__Given problem__:
Reproduce the listing exactly and skip over any pictures.

__Supplied data__:
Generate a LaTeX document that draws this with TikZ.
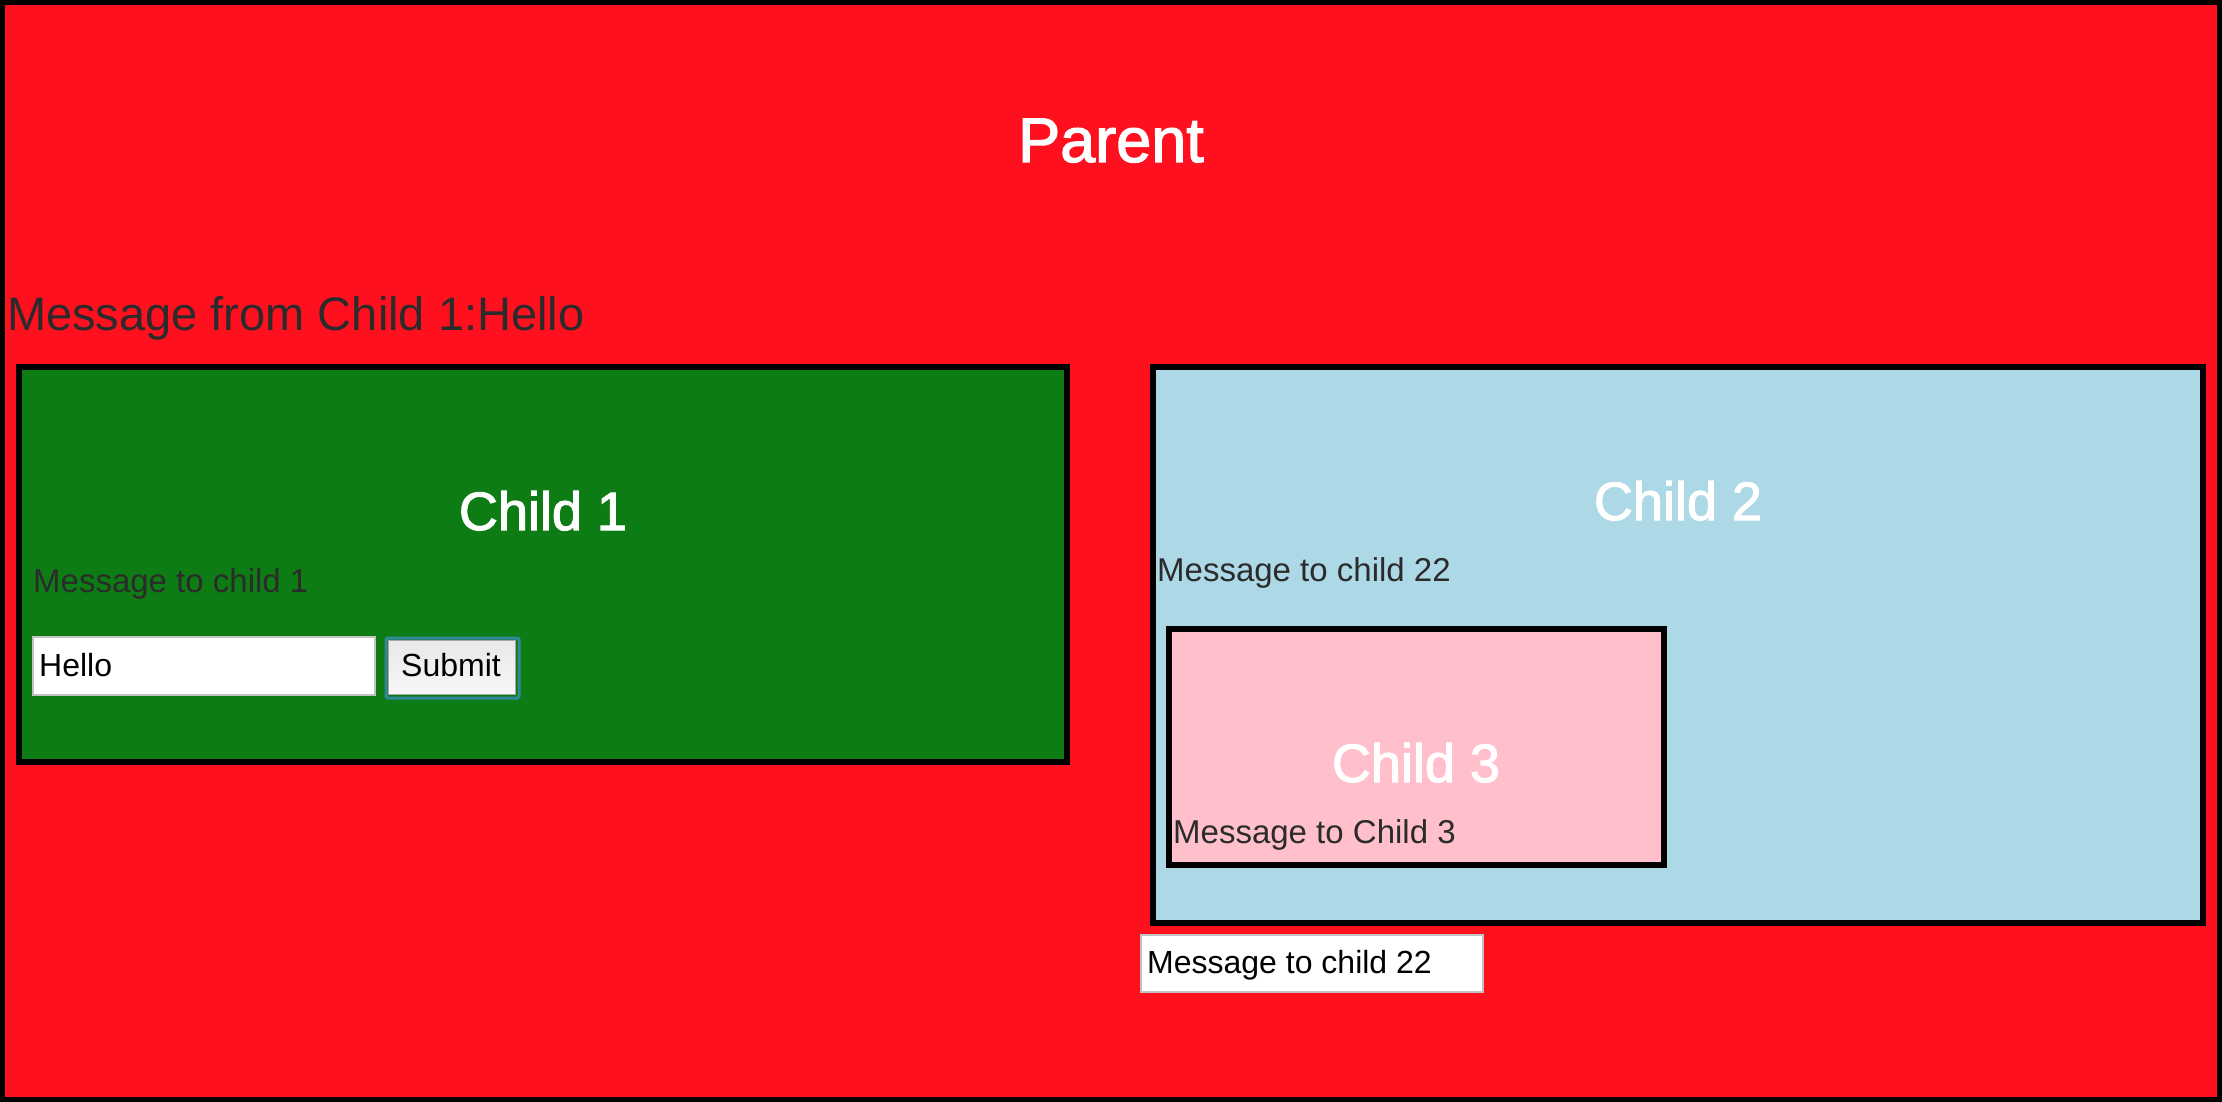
\documentclass[tikz,border=0pt]{standalone}
\usepackage{fontspec}
\setmainfont{Liberation Sans}
\newfontfamily\medfont[FakeBold=2]{Liberation Sans}
\definecolor{parentred}{HTML}{FF101E}
\definecolor{childgreen}{HTML}{0E7C14}
\definecolor{childblue}{HTML}{ADD8E6}
\definecolor{childpink}{HTML}{FFC0CB}
\definecolor{txtgray}{HTML}{2B2B2B}
\definecolor{inputborder}{HTML}{C2C2C2}
\definecolor{btnring}{HTML}{33879A}
\definecolor{btnborder}{HTML}{A8A8A8}
\begin{document}
\begin{tikzpicture}[x=1pt,y=-1pt,
  panel/.style={draw=black, line width=6pt, anchor=north west, inner sep=0pt, outer sep=0pt},
  title/.style={text=white, font=\medfont\fontsize{54}{60}\selectfont, anchor=base, inner sep=0pt},
  msg/.style={text=txtgray, font=\fontsize{33}{38}\selectfont, anchor=base west, inner sep=0pt},
  field/.style={draw=inputborder, fill=white, line width=1.5pt, anchor=north west, inner sep=0pt, outer sep=0pt},
  fieldtext/.style={text=black, font=\fontsize{32}{36}\selectfont, anchor=base west, inner sep=0pt}
]
\useasboundingbox (0,0) rectangle (2222,1102);
% parent
\node[panel, line width=5pt, fill=parentred, minimum width=2217pt, minimum height=1097pt] (parent) at (2.5,2.5) {};
\node[title, font=\medfont\fontsize{63}{70}\selectfont] (parenttitle) at (1111,162) {Parent};
\node[msg, font=\fontsize{47}{54}\selectfont] (frommsg) at (7,330) {Message from Child 1:Hello};
% child 1
\node[panel, fill=childgreen, minimum width=1048pt, minimum height=395pt] (child1) at (19,367) {};
\node[title] (child1title) at (543,530) {Child 1};
\node[msg] (msg1) at (33,592) {Message to child 1};
\node[field, minimum width=342pt, minimum height=58pt] (input1) at (33,637) {};
\node[fieldtext] (input1text) at (39,676) {Hello};
\node[draw=btnring, line width=3pt, rounded corners=1.5pt, anchor=north west, inner sep=0pt,
      minimum width=133pt, minimum height=60pt] (button) at (384.5,636.5) {};
\node[draw=btnborder, line width=1pt, top color=gray!18, bottom color=gray!6, anchor=north west, inner sep=0pt,
      minimum width=127pt, minimum height=54pt] (buttoninner) at (387.5,639.5) {};
\node[fieldtext, anchor=base] (buttontext) at (451,676) {Submit};
% child 2
\node[panel, fill=childblue, minimum width=1050pt, minimum height=556pt] (child2) at (1153,367) {};
\node[title] (child2title) at (1678,520) {Child 2};
\node[msg] (msg22) at (1157,581) {Message to child 22};
% child 3
\node[panel, fill=childpink, minimum width=495pt, minimum height=236pt] (child3) at (1169,629) {};
\node[title] (child3title) at (1416,782) {Child 3};
\node[msg] (msg3) at (1173,843) {Message to Child 3};
% bottom input
\node[field, minimum width=342pt, minimum height=57pt] (input2) at (1141,935) {};
\node[fieldtext] (input2text) at (1147,973) {Message to child 22};
\end{tikzpicture}
\end{document}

__Task response__:
Generate a LaTeX document that draws this with TikZ.
\documentclass[tikz,border=0pt]{standalone}
\usepackage{fontspec}
\setmainfont{Liberation Sans}
\newfontfamily\medfont[FakeBold=2]{Liberation Sans}
\definecolor{parentred}{HTML}{FF101E}
\definecolor{childgreen}{HTML}{0E7C14}
\definecolor{childblue}{HTML}{ADD8E6}
\definecolor{childpink}{HTML}{FFC0CB}
\definecolor{txtgray}{HTML}{2B2B2B}
\definecolor{inputborder}{HTML}{C2C2C2}
\definecolor{btnring}{HTML}{33879A}
\definecolor{btnborder}{HTML}{A8A8A8}
\begin{document}
\begin{tikzpicture}[x=1pt,y=-1pt,
  panel/.style={draw=black, line width=6pt, anchor=north west, inner sep=0pt, outer sep=0pt},
  title/.style={text=white, font=\medfont\fontsize{54}{60}\selectfont, anchor=base, inner sep=0pt},
  msg/.style={text=txtgray, font=\fontsize{33}{38}\selectfont, anchor=base west, inner sep=0pt},
  field/.style={draw=inputborder, fill=white, line width=1.5pt, anchor=north west, inner sep=0pt, outer sep=0pt},
  fieldtext/.style={text=black, font=\fontsize{32}{36}\selectfont, anchor=base west, inner sep=0pt}
]
\useasboundingbox (0,0) rectangle (2222,1102);
% parent
\node[panel, line width=5pt, fill=parentred, minimum width=2217pt, minimum height=1097pt] (parent) at (2.5,2.5) {};
\node[title, font=\medfont\fontsize{63}{70}\selectfont] (parenttitle) at (1111,162) {Parent};
\node[msg, font=\fontsize{47}{54}\selectfont] (frommsg) at (7,330) {Message from Child 1:Hello};
% child 1
\node[panel, fill=childgreen, minimum width=1048pt, minimum height=395pt] (child1) at (19,367) {};
\node[title] (child1title) at (543,530) {Child 1};
\node[msg] (msg1) at (33,592) {Message to child 1};
\node[field, minimum width=342pt, minimum height=58pt] (input1) at (33,637) {};
\node[fieldtext] (input1text) at (39,676) {Hello};
\node[draw=btnring, line width=3pt, rounded corners=1.5pt, anchor=north west, inner sep=0pt,
      minimum width=133pt, minimum height=60pt] (button) at (384.5,636.5) {};
\node[draw=btnborder, line width=1pt, top color=gray!18, bottom color=gray!6, anchor=north west, inner sep=0pt,
      minimum width=127pt, minimum height=54pt] (buttoninner) at (387.5,639.5) {};
\node[fieldtext, anchor=base] (buttontext) at (451,676) {Submit};
% child 2
\node[panel, fill=childblue, minimum width=1050pt, minimum height=556pt] (child2) at (1153,367) {};
\node[title] (child2title) at (1678,520) {Child 2};
\node[msg] (msg22) at (1157,581) {Message to child 22};
% child 3
\node[panel, fill=childpink, minimum width=495pt, minimum height=236pt] (child3) at (1169,629) {};
\node[title] (child3title) at (1416,782) {Child 3};
\node[msg] (msg3) at (1173,843) {Message to Child 3};
% bottom input
\node[field, minimum width=342pt, minimum height=57pt] (input2) at (1141,935) {};
\node[fieldtext] (input2text) at (1147,973) {Message to child 22};
\end{tikzpicture}
\end{document}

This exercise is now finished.